Llegó, con su lengua pegada al paladar. Le preguntaron qué le había pasado, donde había estado, pero solo escucharon su silencio. En ese mismo momento, metió su mano temblorosa en una mochila ajada y llena de arena, de la que sacó papeles desordenados llenos de tachones.
Sus palabras fueron estas.

viernes, 24 de febrero de 2012

Harapos de arena

El cielo sigue siendo azul para el esclavo fustigado por el latigo del guardia. Aunque caiga al suelo abrasador del desierto matutino de bruces, mientras sus lágrimas riegan un oasis a modo de espejismo que ningún peregrino sediento podrá mirar, el cielo no ha tornado su color azul.
¿Qué le importa al ser encadenado conducido a través del desierto que el cielo tenga un nuevo color?
¿Qué me importa a mi, condenado poeta, que los nuevos rimadores compongan gestas festivas para contentar a un pueblo abandonado a la miseria irreductible de la incultura?
Tan solo se quiere recuperar lo arrebatado, lo perdido por nuestra rebeldía injustificada, por nuestra escapista degeneración.
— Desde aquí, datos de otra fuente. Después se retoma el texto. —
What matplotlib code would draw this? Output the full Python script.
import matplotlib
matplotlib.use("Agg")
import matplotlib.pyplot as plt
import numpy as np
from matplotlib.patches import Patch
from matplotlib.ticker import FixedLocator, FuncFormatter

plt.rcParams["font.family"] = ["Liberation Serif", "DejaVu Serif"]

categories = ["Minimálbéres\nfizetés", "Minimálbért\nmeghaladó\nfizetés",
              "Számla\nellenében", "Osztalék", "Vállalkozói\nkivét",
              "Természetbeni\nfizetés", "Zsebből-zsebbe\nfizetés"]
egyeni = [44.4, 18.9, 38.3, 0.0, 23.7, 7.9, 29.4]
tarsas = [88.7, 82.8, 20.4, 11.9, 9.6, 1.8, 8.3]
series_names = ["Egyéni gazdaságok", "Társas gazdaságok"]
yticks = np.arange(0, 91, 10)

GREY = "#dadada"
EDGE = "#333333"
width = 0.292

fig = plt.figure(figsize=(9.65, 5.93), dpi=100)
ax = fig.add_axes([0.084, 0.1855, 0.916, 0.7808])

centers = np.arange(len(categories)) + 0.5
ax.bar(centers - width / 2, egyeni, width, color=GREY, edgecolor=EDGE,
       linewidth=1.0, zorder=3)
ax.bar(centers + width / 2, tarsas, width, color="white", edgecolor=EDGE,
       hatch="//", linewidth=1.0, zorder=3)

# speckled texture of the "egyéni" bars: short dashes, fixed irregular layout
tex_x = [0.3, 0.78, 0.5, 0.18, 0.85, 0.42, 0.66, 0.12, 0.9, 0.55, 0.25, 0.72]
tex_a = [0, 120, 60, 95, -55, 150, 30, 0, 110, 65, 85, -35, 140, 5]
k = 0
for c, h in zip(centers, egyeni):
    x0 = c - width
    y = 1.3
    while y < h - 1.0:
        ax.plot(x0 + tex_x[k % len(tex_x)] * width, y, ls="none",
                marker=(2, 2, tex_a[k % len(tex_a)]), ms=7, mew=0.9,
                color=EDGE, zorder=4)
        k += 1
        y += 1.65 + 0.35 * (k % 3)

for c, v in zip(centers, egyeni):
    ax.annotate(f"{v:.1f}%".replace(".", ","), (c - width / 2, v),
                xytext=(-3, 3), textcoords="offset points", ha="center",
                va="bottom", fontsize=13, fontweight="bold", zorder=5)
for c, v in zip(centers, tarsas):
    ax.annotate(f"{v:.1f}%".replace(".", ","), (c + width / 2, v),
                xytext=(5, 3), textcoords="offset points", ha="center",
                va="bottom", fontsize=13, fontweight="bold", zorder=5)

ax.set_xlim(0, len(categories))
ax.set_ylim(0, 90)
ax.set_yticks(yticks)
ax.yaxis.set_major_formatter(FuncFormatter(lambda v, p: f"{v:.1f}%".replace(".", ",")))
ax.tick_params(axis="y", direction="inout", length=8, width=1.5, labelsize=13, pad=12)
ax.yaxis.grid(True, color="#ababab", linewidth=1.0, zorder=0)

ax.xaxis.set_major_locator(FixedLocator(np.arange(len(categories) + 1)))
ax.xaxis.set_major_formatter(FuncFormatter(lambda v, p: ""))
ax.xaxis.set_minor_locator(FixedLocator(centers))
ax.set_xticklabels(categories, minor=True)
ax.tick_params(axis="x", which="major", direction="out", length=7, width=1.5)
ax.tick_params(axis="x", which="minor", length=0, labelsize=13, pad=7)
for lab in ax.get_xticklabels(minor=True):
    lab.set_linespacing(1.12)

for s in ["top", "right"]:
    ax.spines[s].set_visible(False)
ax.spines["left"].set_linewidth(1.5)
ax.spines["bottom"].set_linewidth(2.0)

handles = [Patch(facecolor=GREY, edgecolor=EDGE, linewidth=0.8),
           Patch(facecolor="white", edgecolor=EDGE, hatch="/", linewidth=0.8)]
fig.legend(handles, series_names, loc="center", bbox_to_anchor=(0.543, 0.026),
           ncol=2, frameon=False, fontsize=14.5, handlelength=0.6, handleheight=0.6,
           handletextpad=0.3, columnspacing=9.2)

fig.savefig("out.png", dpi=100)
Tan sólo quiero recuperar mi lírica pesimista, mis errores métricos y mi musa, sin importarme cual de ellas es la wue de nuevo me es concedida. El esclavo tan sólo quiere seguir viendo el cielo azul, ese mismo cielo azul que reinaba el día de su captura, de las flagelaciones y los golpes certeros en sus costillas por parte de los guardias delante de su hijo. Sí, el sigue viendo ese mismo cielo azul que reinaba el día en el que aún era medianamente libre.
La caravana del yugo continúa su travesía por el desierto, deseando no vestir harapos de arena para siempre, bajo un cielo, que por ahora, sigue siendo azul.